I also made connections to previous classes and guest speakers:
5. Do you remember in our Assessment course where the school principal noted that “Sunshine calls” (a welcome call at the beginning of the year) were important for developing relationships, trust and knowing your learners? This is another reason why they are important. Sunshine calls not only set up communication patterns for reporting, they also help build classroom management.
The student teachers seemed to respond to this kind of teacher education design. Questions were asked, heads were nodding, there seemed to be a strong sense of listening and engagement in the class.

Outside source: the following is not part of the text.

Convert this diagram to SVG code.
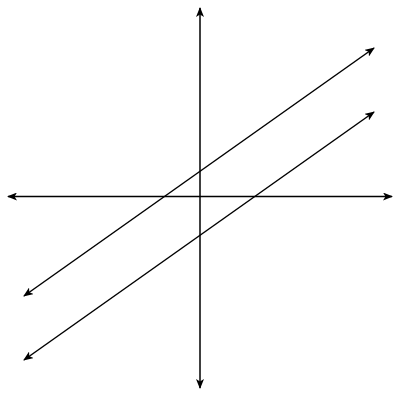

The partnership between teacher education course instructor and supervising classroom teachers can be powerful. In this scenario I can see:
- voices shared
- a demonstrated shared understanding of teaching and learning between what we read and what we do
- explicit connections made between theory and practice
- embedding the layer of critical theory to practice
- collaboratively shaping best practice
- big picture thinking while sharing the nuanced work of teachers
- giving value to supervising classroom teachers
- validating information at the university
The meeting place of theory and practice in teacher education is often hard to find. This particular relationship between myself and the teachers at the Dr. Eric Jackman Laboratory School seems to benefit all involved: the student teachers gain rich and meaningful connected information in one central location, the course instructor listens and learns from the classroom teachers, and the classroom teachers gain insights to perspectives that connect to their work.